Task details: Write the entries out again exactly as they stand, but without the pictures.

Provided records:
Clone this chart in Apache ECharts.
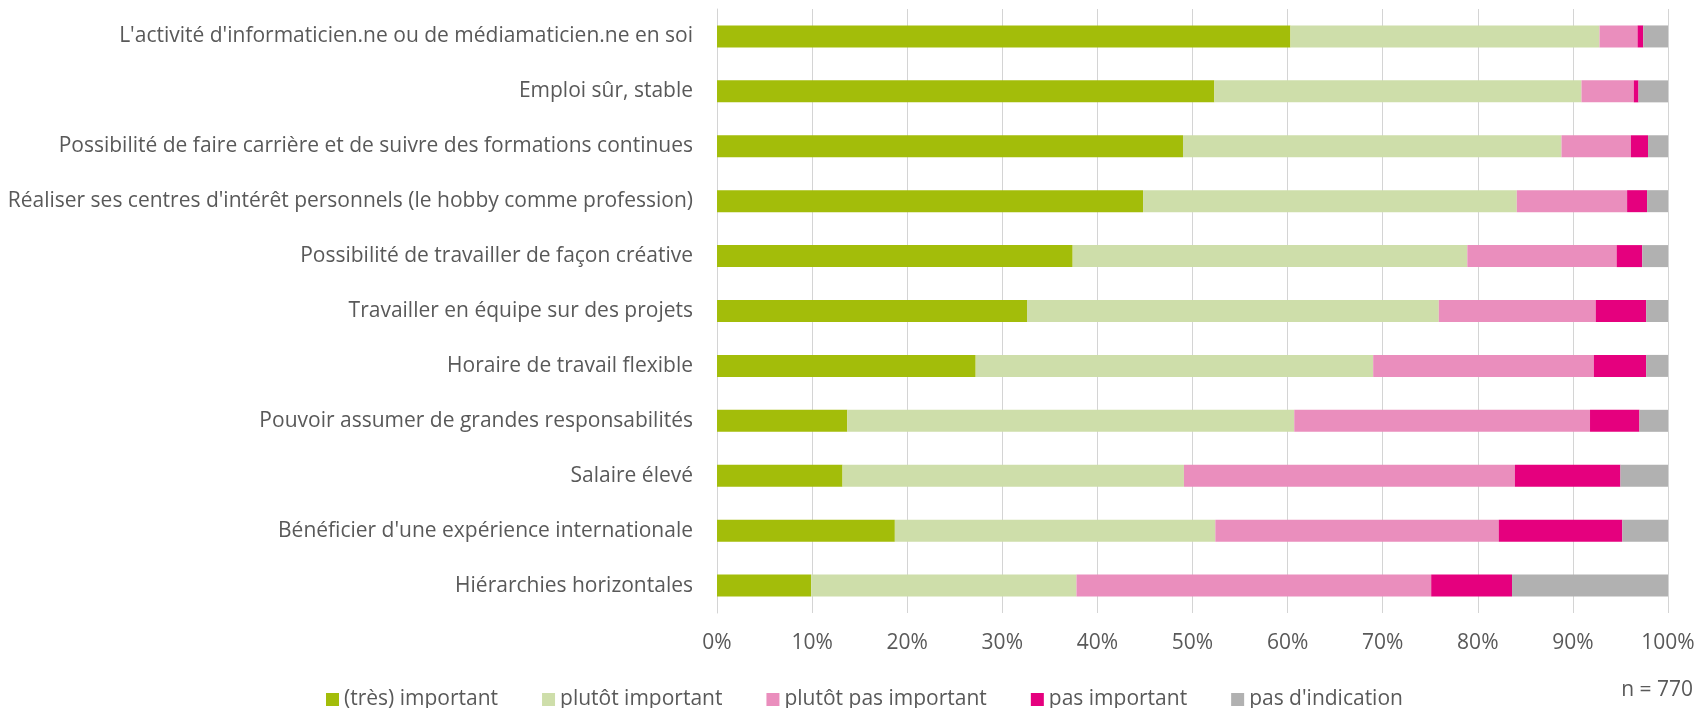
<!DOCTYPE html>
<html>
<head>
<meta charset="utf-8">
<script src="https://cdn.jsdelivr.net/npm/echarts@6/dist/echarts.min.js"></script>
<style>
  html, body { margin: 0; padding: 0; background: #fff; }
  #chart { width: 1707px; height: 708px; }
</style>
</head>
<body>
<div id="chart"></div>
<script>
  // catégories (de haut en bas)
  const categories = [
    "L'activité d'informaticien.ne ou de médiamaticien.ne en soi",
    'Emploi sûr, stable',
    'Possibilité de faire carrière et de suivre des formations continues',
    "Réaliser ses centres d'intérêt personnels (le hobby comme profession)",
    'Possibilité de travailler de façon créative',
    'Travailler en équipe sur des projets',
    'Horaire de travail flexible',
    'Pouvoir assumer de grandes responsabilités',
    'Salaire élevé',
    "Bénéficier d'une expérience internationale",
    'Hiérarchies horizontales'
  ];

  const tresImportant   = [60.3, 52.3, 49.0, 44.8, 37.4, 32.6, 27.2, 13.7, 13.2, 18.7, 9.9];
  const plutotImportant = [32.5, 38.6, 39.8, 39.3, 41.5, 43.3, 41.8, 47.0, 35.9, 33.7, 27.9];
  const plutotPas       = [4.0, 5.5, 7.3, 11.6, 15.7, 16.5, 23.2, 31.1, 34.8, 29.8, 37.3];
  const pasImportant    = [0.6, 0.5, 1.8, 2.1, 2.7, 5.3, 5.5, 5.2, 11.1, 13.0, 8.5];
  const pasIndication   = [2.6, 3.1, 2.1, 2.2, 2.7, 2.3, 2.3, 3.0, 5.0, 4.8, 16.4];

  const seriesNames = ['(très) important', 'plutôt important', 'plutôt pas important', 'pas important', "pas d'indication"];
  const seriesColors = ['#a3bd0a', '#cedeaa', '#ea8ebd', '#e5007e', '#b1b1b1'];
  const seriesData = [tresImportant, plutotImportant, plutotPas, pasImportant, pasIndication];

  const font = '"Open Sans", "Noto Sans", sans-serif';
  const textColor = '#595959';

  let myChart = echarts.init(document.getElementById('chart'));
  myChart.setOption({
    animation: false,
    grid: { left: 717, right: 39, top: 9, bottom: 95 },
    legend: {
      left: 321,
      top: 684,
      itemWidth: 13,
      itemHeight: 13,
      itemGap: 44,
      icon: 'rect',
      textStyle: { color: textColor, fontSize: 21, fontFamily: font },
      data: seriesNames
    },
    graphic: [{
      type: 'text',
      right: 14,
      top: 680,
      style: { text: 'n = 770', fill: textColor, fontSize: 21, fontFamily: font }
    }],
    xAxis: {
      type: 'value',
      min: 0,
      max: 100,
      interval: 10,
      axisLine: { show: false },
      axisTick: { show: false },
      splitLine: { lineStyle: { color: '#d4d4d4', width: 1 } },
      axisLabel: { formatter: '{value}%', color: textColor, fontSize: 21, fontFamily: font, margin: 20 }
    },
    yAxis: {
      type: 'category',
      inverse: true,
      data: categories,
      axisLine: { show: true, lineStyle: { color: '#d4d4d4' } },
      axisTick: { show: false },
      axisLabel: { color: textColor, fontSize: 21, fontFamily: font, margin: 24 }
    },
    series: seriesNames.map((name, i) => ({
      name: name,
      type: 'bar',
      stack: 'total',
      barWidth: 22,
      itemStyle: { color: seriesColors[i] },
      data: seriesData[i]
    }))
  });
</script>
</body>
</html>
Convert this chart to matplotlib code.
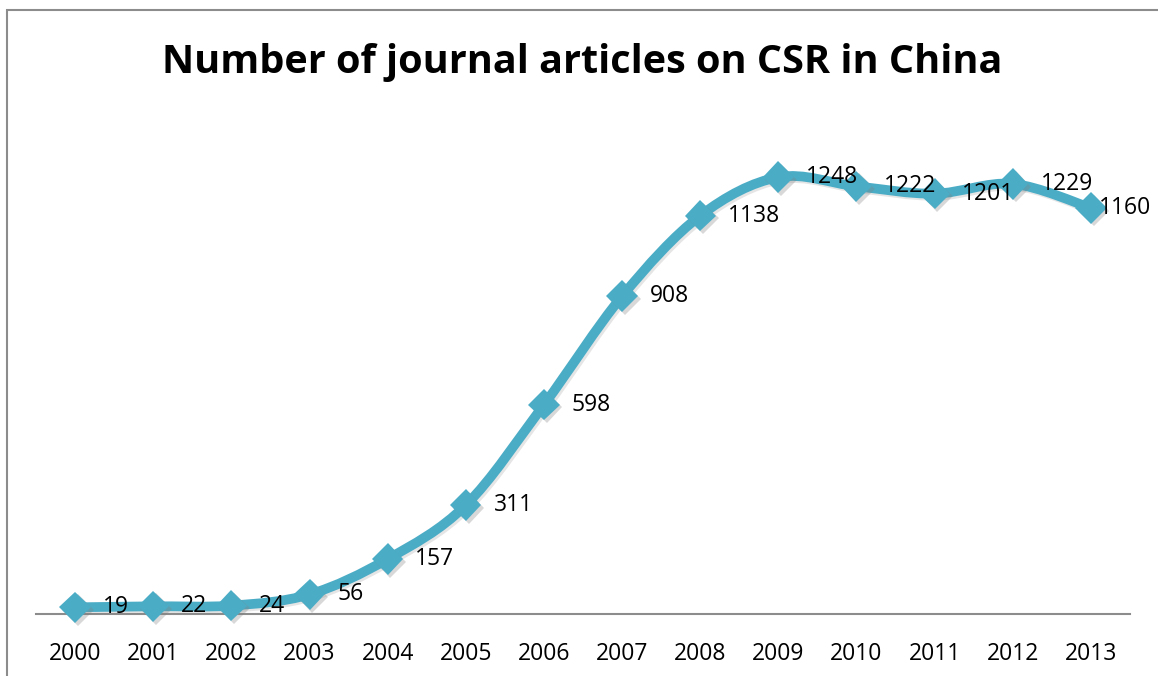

Expected answer:
Clone this chart in Apache ECharts.
<!DOCTYPE html>
<html>
<head>
<meta charset="utf-8">
<script src="https://cdn.jsdelivr.net/npm/echarts@6/dist/echarts.min.js"></script>
<style>
  html, body { margin: 0; padding: 0; background: #fff; }
  #chart { width: 1707px; height: 708px; }
</style>
</head>
<body>
<div id="chart"></div>
<script>
  // catégories (de haut en bas)
  const categories = [
    "L'activité d'informaticien.ne ou de médiamaticien.ne en soi",
    'Emploi sûr, stable',
    'Possibilité de faire carrière et de suivre des formations continues',
    "Réaliser ses centres d'intérêt personnels (le hobby comme profession)",
    'Possibilité de travailler de façon créative',
    'Travailler en équipe sur des projets',
    'Horaire de travail flexible',
    'Pouvoir assumer de grandes responsabilités',
    'Salaire élevé',
    "Bénéficier d'une expérience internationale",
    'Hiérarchies horizontales'
  ];

  const tresImportant   = [60.3, 52.3, 49.0, 44.8, 37.4, 32.6, 27.2, 13.7, 13.2, 18.7, 9.9];
  const plutotImportant = [32.5, 38.6, 39.8, 39.3, 41.5, 43.3, 41.8, 47.0, 35.9, 33.7, 27.9];
  const plutotPas       = [4.0, 5.5, 7.3, 11.6, 15.7, 16.5, 23.2, 31.1, 34.8, 29.8, 37.3];
  const pasImportant    = [0.6, 0.5, 1.8, 2.1, 2.7, 5.3, 5.5, 5.2, 11.1, 13.0, 8.5];
  const pasIndication   = [2.6, 3.1, 2.1, 2.2, 2.7, 2.3, 2.3, 3.0, 5.0, 4.8, 16.4];

  const seriesNames = ['(très) important', 'plutôt important', 'plutôt pas important', 'pas important', "pas d'indication"];
  const seriesColors = ['#a3bd0a', '#cedeaa', '#ea8ebd', '#e5007e', '#b1b1b1'];
  const seriesData = [tresImportant, plutotImportant, plutotPas, pasImportant, pasIndication];

  const font = '"Open Sans", "Noto Sans", sans-serif';
  const textColor = '#595959';

  let myChart = echarts.init(document.getElementById('chart'));
  myChart.setOption({
    animation: false,
    grid: { left: 717, right: 39, top: 9, bottom: 95 },
    legend: {
      left: 321,
      top: 684,
      itemWidth: 13,
      itemHeight: 13,
      itemGap: 44,
      icon: 'rect',
      textStyle: { color: textColor, fontSize: 21, fontFamily: font },
      data: seriesNames
    },
    graphic: [{
      type: 'text',
      right: 14,
      top: 680,
      style: { text: 'n = 770', fill: textColor, fontSize: 21, fontFamily: font }
    }],
    xAxis: {
      type: 'value',
      min: 0,
      max: 100,
      interval: 10,
      axisLine: { show: false },
      axisTick: { show: false },
      splitLine: { lineStyle: { color: '#d4d4d4', width: 1 } },
      axisLabel: { formatter: '{value}%', color: textColor, fontSize: 21, fontFamily: font, margin: 20 }
    },
    yAxis: {
      type: 'category',
      inverse: true,
      data: categories,
      axisLine: { show: true, lineStyle: { color: '#d4d4d4' } },
      axisTick: { show: false },
      axisLabel: { color: textColor, fontSize: 21, fontFamily: font, margin: 24 }
    },
    series: seriesNames.map((name, i) => ({
      name: name,
      type: 'bar',
      stack: 'total',
      barWidth: 22,
      itemStyle: { color: seriesColors[i] },
      data: seriesData[i]
    }))
  });
</script>
</body>
</html>
Convert this chart to matplotlib code.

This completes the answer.